Mutare, March 18, 2014 – Police on Tuesday charged an opposition party

member for contravening the country’s obnoxious broadcasting laws and

impounded his vehicle for committing the offence.

Police manning a roadblock in the eastern border city nabbed Irimayi

Mukwishu, the MDC-T losing candidate for Mutare North parliamentary

constituency and charged him with contravening Section 38 of the

Broadcasting Services Act Chapter 12:06. The police accused Mukwishu

of breaching the country’s laws by possessing a receiver which is not

authorised by a licence.

Under the country’s tough broadcasting laws, it is an offence to

possess and own a receiver which is not licenced by the state run

broadcaster, the Zimbabwe Broadcasting Corporation.

The police impounded Mukwishu’s vehicle, a Toyota duet and “detained”

it at Mutare Central Police Station’s Traffic Section where they

recorded a warned and cautioned statement from the motorist who was

accompanied by his lawyer, Blessing Nyamaropa, of Zimbabwe Lawyers for

Human Rights.

The intervention of Mukwishu’s lawyer who challenged the police powers

to seize his vehicle and prefer charges against him led to his release

and the police indicated that they will summon the motorist to stand

trial in court once they are ready to proceed with the matter while

the “detained” vehicle was also released.

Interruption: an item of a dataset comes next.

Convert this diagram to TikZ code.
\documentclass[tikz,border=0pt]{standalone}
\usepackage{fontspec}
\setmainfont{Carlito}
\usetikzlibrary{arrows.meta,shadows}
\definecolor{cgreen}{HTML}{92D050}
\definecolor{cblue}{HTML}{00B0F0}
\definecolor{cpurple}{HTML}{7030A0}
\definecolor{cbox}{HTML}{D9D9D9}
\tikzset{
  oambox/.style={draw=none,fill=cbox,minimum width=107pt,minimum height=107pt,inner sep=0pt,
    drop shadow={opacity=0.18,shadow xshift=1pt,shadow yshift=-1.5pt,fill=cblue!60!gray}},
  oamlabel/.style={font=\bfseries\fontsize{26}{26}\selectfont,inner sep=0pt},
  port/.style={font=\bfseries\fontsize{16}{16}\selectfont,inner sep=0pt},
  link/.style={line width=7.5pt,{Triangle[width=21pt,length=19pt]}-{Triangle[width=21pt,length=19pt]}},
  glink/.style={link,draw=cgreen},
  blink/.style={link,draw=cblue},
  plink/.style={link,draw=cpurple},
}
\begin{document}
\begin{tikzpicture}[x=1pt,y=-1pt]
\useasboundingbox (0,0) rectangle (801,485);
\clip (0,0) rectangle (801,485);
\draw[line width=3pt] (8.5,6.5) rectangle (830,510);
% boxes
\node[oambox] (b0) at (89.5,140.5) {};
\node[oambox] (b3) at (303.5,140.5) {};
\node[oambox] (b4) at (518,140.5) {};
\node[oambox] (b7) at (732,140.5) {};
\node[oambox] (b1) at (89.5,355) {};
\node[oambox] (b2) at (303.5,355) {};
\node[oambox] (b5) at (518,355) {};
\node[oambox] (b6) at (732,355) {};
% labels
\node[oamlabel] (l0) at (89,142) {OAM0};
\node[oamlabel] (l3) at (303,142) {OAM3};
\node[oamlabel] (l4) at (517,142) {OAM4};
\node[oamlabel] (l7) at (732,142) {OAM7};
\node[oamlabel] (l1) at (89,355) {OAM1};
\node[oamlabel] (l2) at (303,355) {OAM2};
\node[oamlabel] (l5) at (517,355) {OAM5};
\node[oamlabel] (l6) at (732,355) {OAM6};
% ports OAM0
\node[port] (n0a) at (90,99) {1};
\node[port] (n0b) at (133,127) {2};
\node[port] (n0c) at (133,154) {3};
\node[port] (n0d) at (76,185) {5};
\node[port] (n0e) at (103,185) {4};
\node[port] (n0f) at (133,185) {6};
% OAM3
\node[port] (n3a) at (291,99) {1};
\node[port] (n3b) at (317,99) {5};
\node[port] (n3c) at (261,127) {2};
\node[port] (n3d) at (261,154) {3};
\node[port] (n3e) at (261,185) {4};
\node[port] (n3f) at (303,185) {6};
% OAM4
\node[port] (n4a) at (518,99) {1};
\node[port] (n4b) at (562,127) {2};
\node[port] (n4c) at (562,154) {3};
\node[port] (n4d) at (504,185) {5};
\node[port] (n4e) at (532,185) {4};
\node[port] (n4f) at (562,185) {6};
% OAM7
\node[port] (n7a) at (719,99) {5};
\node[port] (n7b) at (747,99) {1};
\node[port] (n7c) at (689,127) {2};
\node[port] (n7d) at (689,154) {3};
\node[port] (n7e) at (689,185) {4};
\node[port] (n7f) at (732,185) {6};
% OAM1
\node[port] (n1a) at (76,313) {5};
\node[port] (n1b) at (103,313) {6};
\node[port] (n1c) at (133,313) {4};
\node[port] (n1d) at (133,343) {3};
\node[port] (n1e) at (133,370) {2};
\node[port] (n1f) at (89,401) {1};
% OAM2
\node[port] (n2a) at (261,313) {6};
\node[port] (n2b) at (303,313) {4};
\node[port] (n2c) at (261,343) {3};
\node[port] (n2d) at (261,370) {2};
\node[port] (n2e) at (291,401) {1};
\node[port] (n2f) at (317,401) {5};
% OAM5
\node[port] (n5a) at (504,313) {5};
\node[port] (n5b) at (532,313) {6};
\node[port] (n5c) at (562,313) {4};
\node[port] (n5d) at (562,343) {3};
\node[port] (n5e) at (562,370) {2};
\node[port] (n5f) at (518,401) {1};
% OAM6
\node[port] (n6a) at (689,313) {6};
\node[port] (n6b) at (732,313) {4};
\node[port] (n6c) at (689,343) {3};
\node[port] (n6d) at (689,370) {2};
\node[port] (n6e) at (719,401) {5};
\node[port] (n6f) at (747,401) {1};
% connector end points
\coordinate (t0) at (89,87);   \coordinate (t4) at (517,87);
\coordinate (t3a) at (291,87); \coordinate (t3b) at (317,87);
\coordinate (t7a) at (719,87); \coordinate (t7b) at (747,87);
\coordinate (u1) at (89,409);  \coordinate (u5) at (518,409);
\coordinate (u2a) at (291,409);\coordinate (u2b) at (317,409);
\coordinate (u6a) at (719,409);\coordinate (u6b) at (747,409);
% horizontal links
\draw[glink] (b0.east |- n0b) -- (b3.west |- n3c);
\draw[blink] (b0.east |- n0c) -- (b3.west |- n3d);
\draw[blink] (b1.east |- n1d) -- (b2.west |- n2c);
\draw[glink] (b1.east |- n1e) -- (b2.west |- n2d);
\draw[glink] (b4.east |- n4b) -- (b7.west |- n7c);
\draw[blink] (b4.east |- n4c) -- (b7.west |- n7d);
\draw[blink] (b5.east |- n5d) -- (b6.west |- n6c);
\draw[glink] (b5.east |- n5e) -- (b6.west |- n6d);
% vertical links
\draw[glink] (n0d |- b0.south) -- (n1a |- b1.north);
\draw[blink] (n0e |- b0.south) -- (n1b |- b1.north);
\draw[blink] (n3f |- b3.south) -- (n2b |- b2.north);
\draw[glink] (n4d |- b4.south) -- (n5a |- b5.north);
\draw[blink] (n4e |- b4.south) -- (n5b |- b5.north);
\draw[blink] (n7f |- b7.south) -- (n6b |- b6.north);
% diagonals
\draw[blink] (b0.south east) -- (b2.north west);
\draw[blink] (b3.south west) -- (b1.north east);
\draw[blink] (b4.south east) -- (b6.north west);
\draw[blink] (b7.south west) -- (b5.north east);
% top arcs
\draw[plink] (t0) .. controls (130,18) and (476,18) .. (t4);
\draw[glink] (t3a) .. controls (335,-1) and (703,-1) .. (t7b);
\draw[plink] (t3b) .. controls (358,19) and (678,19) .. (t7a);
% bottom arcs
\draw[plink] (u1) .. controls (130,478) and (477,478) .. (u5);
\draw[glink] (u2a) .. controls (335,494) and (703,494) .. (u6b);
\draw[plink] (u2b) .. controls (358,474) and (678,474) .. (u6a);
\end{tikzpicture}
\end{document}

Several Zimbabweans among them Harare West legislator Jessie Majome

have petitioned the country’s courts seeking an order to force the

state broadcaster to encrypt its signal so that it is only received by

those who wish to associate with its biased programming.

In her application, Majome argued that ZBC, which has enjoyed a three

decade long monopoly on broadcasting in the country, infringed her

rights. The court challenge came after ZBC licence inspectors visited

Majome’s residence demanding proof of a television licence which she

did not possess.

The ZBC monopoly has resulted in the proliferation of exiled radio and

television stations that have tried to fill in the information gap.